Approximately 75 community members attended a meeting of The Friends of Sand Canyon held at Dr. Beverly Billingsley’s barn on July 9 to get an update on the status of possible windmill construction in their area.
It was reported that Helo, LLC plans to move forward with the project in the Sand Canyon area and is proceeding with an environmental impact report.
The Kern County Planning and Community Development Dept. issued a Notice of Preparation of EIR last October and received comments on what should be included.
As described in the NOP by the county, the Helo proposal would develop two projects, probably using up to 17 very large turbines.
Although turbines are visible on the hills across Highway 58 to the south of Sand Canyon, none have yet been developed in the canyon which is home to Tomo-Kahni State Historic Park, Buddhist monatery, donkey rescue, shooting range and more than 100 homes along with numerous undeveloped residential properties.
At the July 9 meeting opponents of the project expressed thanks to the City of Tehachapi for including the Friends of Sand Canyon in its letter to the Kern County Planning Commission voicing objections to the intrusion of the wind projects on the local communities.
The Tehachapi City Council also was opposed to the proposed Pahnamid wind project south of the city. Terra Gen announced last month that it has withdrawn its county application for that project.
Representatives of Helo, LLC, which has proposed wind development on property it owns in the Sand Canyon area, held an informal informational meeting in February attended by more nearly 100 people — mostly canyon residents opposed to the project.

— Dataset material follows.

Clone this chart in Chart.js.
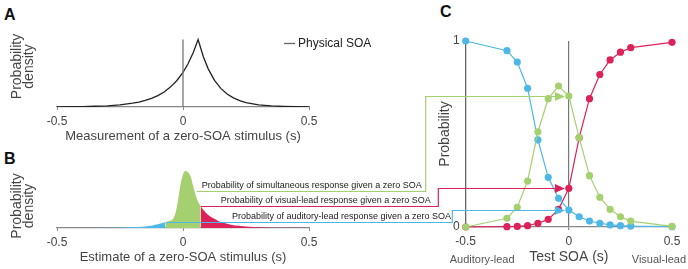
<!DOCTYPE html>
<html>
<head>
<meta charset="utf-8">
<script src="https://cdn.jsdelivr.net/npm/chart.js@4.4.1/dist/chart.umd.min.js"></script>
<style>
  body { margin: 0; background: #fff; width: 688px; height: 269px; position: relative; overflow: hidden; font-family: 'Liberation Sans', Arial, sans-serif; }
  canvas { position: absolute; }
  .tag { position: absolute; font-weight: bold; font-size: 16px; line-height: 16px; color: #111; }
</style>
</head>
<body>
<div class="tag" style="left:4px;top:7px">A</div>
<div class="tag" style="left:4px;top:151px">B</div>
<div class="tag" style="left:440px;top:4px">C</div>
<canvas id="chartA" width="340" height="144" style="left:0;top:0"></canvas>
<canvas id="chartB" width="340" height="132" style="left:0;top:137px"></canvas>
<canvas id="chartC" width="288" height="269" style="left:400px;top:0"></canvas>
<canvas id="overlay" width="688" height="269" style="left:0;top:0;pointer-events:none"></canvas>
<script>
// panel A: measurement density of a zero-SOA stimulus
const measX = [-0.5, -0.45, -0.4, -0.35, -0.3, -0.25, -0.2, -0.175, -0.15, -0.125, -0.1, -0.075, -0.05, -0.025, 0, 0.02, 0.04, 0.06, 0.08, 0.1, 0.125, 0.15, 0.175, 0.2, 0.225, 0.25, 0.3, 0.35, 0.4, 0.45, 0.5];
const measY = [0.002, 0.004, 0.006, 0.011, 0.018, 0.032, 0.056, 0.073, 0.097, 0.128, 0.169, 0.223, 0.295, 0.389, 0.513, 0.641, 0.80, 1.0, 0.751, 0.565, 0.395, 0.276, 0.193, 0.135, 0.095, 0.066, 0.032, 0.016, 0.008, 0.004, 0.002];
const physicalSOA = [0, 0];
const physicalY = [0, 1];

// panel B: estimate density, split by response region
const estX = [-0.5, -0.4, -0.3, -0.25, -0.2, -0.15, -0.12, -0.1, -0.07, -0.05, -0.04, -0.03, -0.02, -0.01, 0, 0.01, 0.02, 0.03, 0.04, 0.05, 0.06, 0.07, 0.08, 0.1, 0.12, 0.14, 0.16, 0.19, 0.22, 0.26, 0.3, 0.35, 0.4, 0.5];
const estY = [0, 0.002, 0.006, 0.01, 0.016, 0.028, 0.045, 0.065, 0.1, 0.13, 0.16, 0.26, 0.48, 0.76, 0.94, 1.0, 0.98, 0.91, 0.74, 0.58, 0.46, 0.38, 0.32, 0.23, 0.17, 0.125, 0.09, 0.058, 0.038, 0.022, 0.012, 0.006, 0.003, 0];
const windowEdges = [-0.07, 0.07];

// panel C: psychometric functions
const testSOA = [-0.5, -0.3, -0.25, -0.2, -0.15, -0.1, -0.05, 0, 0.05, 0.1, 0.15, 0.2, 0.25, 0.3, 0.5];
const pAuditory = [1.0, 0.948, 0.887, 0.746, 0.468, 0.267, 0.154, 0.091, 0.055, 0.032, 0.02, 0.011, 0.007, 0.005, 0.002];
const pSimultaneous = [0, 0.047, 0.106, 0.247, 0.512, 0.69, 0.758, 0.704, 0.48, 0.276, 0.16, 0.095, 0.055, 0.032, 0.003];
const pVisual = [0, 0.002, 0.003, 0.007, 0.02, 0.041, 0.095, 0.208, 0.48, 0.69, 0.82, 0.898, 0.94, 0.964, 0.993];

const responseNames = ['simultaneous', 'visual-lead', 'auditory-lead'];
const sideLabels = ['Auditory-lead', 'Visual-lead'];
const densityTitle = ['Probability', 'density'];

const GREEN = '#a5d06f';
const RED = '#dc2259';
const BLUE = '#4db8e8';
const AXIS = '#888';
const FONT = "'Liberation Sans', Arial, sans-serif";

Chart.defaults.font.family = FONT;
Chart.defaults.color = '#444';
Chart.defaults.animation = false;

const xy = (xs, ys) => xs.map((x, i) => ({ x: x, y: ys[i] }));

function densityX(title, height, padBottom) {
  return {
    type: 'linear', min: -0.5, max: 0.5,
    ticks: { stepSize: 0.5, padding: 4, font: { size: 12 }, color: '#444' },
    grid: { drawOnChartArea: false, tickLength: 3, color: AXIS },
    border: { color: AXIS, width: 1.2 },
    title: { display: true, text: title, font: { size: 13 }, color: '#444', padding: { top: 0, bottom: padBottom } },
    afterFit: s => { s.height = height; }
  };
}
function densityY(max, showTitle) {
  return {
    min: 0, max: max,
    ticks: { display: false },
    grid: { display: false },
    border: { display: false },
    title: { display: showTitle, text: densityTitle, font: { size: 14, lineHeight: 0.86 }, color: '#444', padding: { top: 11, bottom: 0 } },
    afterFit: s => { s.width = 57; }
  };
}

const chartA = new Chart(document.getElementById('chartA'), {
  type: 'line',
  data: {
    datasets: [
      { label: 'Physical SOA', data: xy(physicalSOA, physicalY), borderColor: '#777', borderWidth: 1.3, pointRadius: 0 },
      { label: 'measurement', data: xy(measX, measY), borderColor: '#222', borderWidth: 1.3, pointRadius: 0, tension: 0 }
    ]
  },
  options: {
    responsive: false,
    layout: { padding: { top: 26, right: 31, left: 0, bottom: 0 } },
    plugins: { legend: { display: false }, tooltip: { enabled: false } },
    scales: { x: densityX('Measurement of a zero-SOA stimulus (s)', 37, 0), y: densityY(1.2, true) }
  }
});

function region(lo, hi) {
  return xy(estX, estY).filter(p => p.x >= lo && p.x <= hi);
}

// B's y title sits lower than the axis centre, so it is placed by hand
const bTitlePlugin = {
  id: 'bTitle',
  afterDraw(chart) {
    const ctx = chart.ctx;
    ctx.save();
    ctx.translate(17, chart.scales.y.getPixelForValue(0) - 22);
    ctx.rotate(-Math.PI / 2);
    ctx.font = '14px ' + FONT;
    ctx.fillStyle = '#444';
    ctx.textAlign = 'center';
    ctx.textBaseline = 'middle';
    densityTitle.forEach((t, i) => ctx.fillText(t, 0, i * 12));
    ctx.restore();
  }
};

const chartB = new Chart(document.getElementById('chartB'), {
  type: 'line',
  data: {
    datasets: [
      { label: 'auditory', data: region(-0.5, windowEdges[0]), backgroundColor: BLUE, fill: 'origin', borderWidth: 0, pointRadius: 0, cubicInterpolationMode: 'monotone' },
      { label: 'simultaneous', data: region(windowEdges[0], windowEdges[1]), backgroundColor: GREEN, fill: 'origin', borderWidth: 0, pointRadius: 0, cubicInterpolationMode: 'monotone' },
      { label: 'visual', data: region(windowEdges[1], 0.5), backgroundColor: RED, fill: 'origin', borderWidth: 0, pointRadius: 0, cubicInterpolationMode: 'monotone' }
    ]
  },
  options: {
    responsive: false,
    layout: { padding: { top: 34, right: 31, left: 0, bottom: 0 } },
    plugins: { legend: { display: false }, tooltip: { enabled: false } },
    scales: { x: densityX('Estimate of a zero-SOA stimulus (s)', 41, 4), y: densityY(1.0, false) }
  },
  plugins: [bTitlePlugin]
});

function psych(label, values, color) {
  return {
    label: label, data: xy(testSOA, values), borderColor: color, backgroundColor: color,
    borderWidth: 1.2, pointRadius: 3.6, pointBorderWidth: 0, pointBackgroundColor: color, tension: 0, clip: false
  };
}

const sideLabelPlugin = {
  id: 'sideLabels',
  afterDraw(chart) {
    const ctx = chart.ctx;
    const xs = chart.scales.x;
    ctx.save();
    ctx.font = '11px ' + FONT;
    ctx.fillStyle = '#555';
    ctx.textBaseline = 'middle';
    ctx.textAlign = 'left';
    ctx.fillText(sideLabels[0], xs.getPixelForValue(-0.5) - 16, 260);
    ctx.textAlign = 'right';
    ctx.fillText(sideLabels[1], xs.getPixelForValue(0.5) + 14, 260);
    ctx.restore();
  }
};

const chartC = new Chart(document.getElementById('chartC'), {
  type: 'line',
  data: {
    datasets: [
      psych('simultaneous', pSimultaneous, GREEN),
      psych('auditory-lead', pAuditory, BLUE),
      psych('visual-lead', pVisual, RED)
    ]
  },
  options: {
    responsive: false,
    layout: { padding: { top: 41, right: 16, left: 0, bottom: 0 } },
    plugins: { legend: { display: false }, tooltip: { enabled: false } },
    scales: {
      x: {
        type: 'linear', min: -0.5, max: 0.5,
        ticks: { stepSize: 0.5, padding: 4, font: { size: 12 }, color: '#444' },
        grid: { color: c => (c.tick && c.tick.value === 0 ? '#777' : 'rgba(0,0,0,0)'), tickColor: AXIS, tickLength: 3, lineWidth: 1.2 },
        border: { color: AXIS, width: 1.2 },
        title: { display: true, text: 'Test SOA (s)', font: { size: 14 }, color: '#444', padding: { top: 0, bottom: 3 } },
        afterFit: s => { s.height = 42; }
      },
      y: {
        min: 0, max: 1,
        ticks: { stepSize: 1, padding: 3, font: { size: 12 }, color: '#444' },
        grid: { drawOnChartArea: false, tickLength: 3, color: AXIS },
        border: { color: '#666', width: 1.3 },
        title: { display: true, text: 'Probability', font: { size: 14 }, color: '#444', padding: { top: 37, bottom: 0 } },
        afterFit: s => { s.width = 65.7; }
      }
    }
  },
  plugins: [sideLabelPlugin]
});

// overlay: legend of A and arrows from B to C
const ov = document.getElementById('overlay').getContext('2d');
const offB = 137, offC = 400;

ov.strokeStyle = '#666';
ov.lineWidth = 1.3;
ov.beginPath();
ov.moveTo(284, 43.5);
ov.lineTo(295, 43.5);
ov.stroke();
ov.font = '12px ' + FONT;
ov.fillStyle = '#222';
ov.textBaseline = 'middle';
ov.fillText(chartA.data.datasets[0].label, 298, 43.5);

const arrowFromX = [0.055, 0.07, -0.07];
const arrowFromY = [0.65, 0.38, 0.1];
const arrowColors = [GREEN, RED, BLUE];
const arrowSeries = [pSimultaneous, pVisual, pAuditory];
const elbowX = [425.7, 438.3, 452.3];
const textX = [201.7, 220.7, 232];
const zeroIdx = testSOA.indexOf(0);

arrowColors.forEach((col, i) => {
  const x0 = chartB.scales.x.getPixelForValue(arrowFromX[i]);
  const y0 = Math.round(offB + chartB.scales.y.getPixelForValue(arrowFromY[i])) + 0.5;
  const y1 = Math.round(chartC.scales.y.getPixelForValue(arrowSeries[i][zeroIdx])) + 0.5;
  const x1 = offC + chartC.scales.x.getPixelForValue(0) - 4;
  ov.strokeStyle = col;
  ov.fillStyle = col;
  ov.lineWidth = 1.2;
  ov.beginPath();
  ov.moveTo(x0, y0);
  ov.lineTo(elbowX[i], y0);
  ov.lineTo(elbowX[i], y1);
  ov.lineTo(x1 - 8, y1);
  ov.stroke();
  ov.beginPath();
  ov.moveTo(x1, y1);
  ov.lineTo(x1 - 10, y1 - 4.5);
  ov.lineTo(x1 - 10, y1 + 4.5);
  ov.closePath();
  ov.fill();

  ov.font = '9px ' + FONT;
  ov.fillStyle = '#222';
  ov.textBaseline = 'alphabetic';
  ov.textAlign = 'left';
  ov.fillText('Probability of ' + responseNames[i] + ' response given a zero SOA', textX[i], y0 - 3.5);
});
</script>
</body>
</html>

Richard Redoglia, a director of Helo, LLC, was in Tehachapi last week and said the San Diego firm is “engaged in a dialogue with the county and local residents to ensure that we are addressing any valid concerns of the interested parties, while bringing another successful renewable energy project to the Tehachapi area.”
Redoglia said the company is completing studies that are required as part of the EIR process.
When the county completes the draft EIR, it will be released for public comment and be the subject of a public hearing. The project cannot proceed until a zone change and final EIR are approved by the county.
Redoglia said he believes advancements in technology will help alleviate many of the concerns of canyon residents.
“The Tehachapi area, as we all know, has been designated as a wind resource for the state of California. Southern California Edison is investing upwards of $1.4 billion to build the necessary transmission to take advantage of the valuable wind and solar resources that Tehachapi and the surrounding areas possess,” Redoglia said. “Kern County has also called for upwards of 10,000 MW of renewable power to be contracted for by 2015. The continued development of renewable power will bring significant tax revenues, high quality jobs and recurring business to local merchants in the town, the county and the state.”
He noted that the “Sand Canyon area already has a significant number of wind turbines on its surrounding ridges and a well-developed transmission system already in place.”
Organizers at the July 9 meeting of The Friends of Sand Canyon encouraged opponents to continue to write letters to the county planning commission and the board of supervisors opposing the project.
The group plans to voice its opposition through speaking to the media including radio and TV stations as well as newspapers as far away as Los Angeles.
Billingsley said, “We’re going to be the squeaking wheel and hopefully it gets some grease.”
Tehachapi News Editor Claudia Elliott contributed to this report.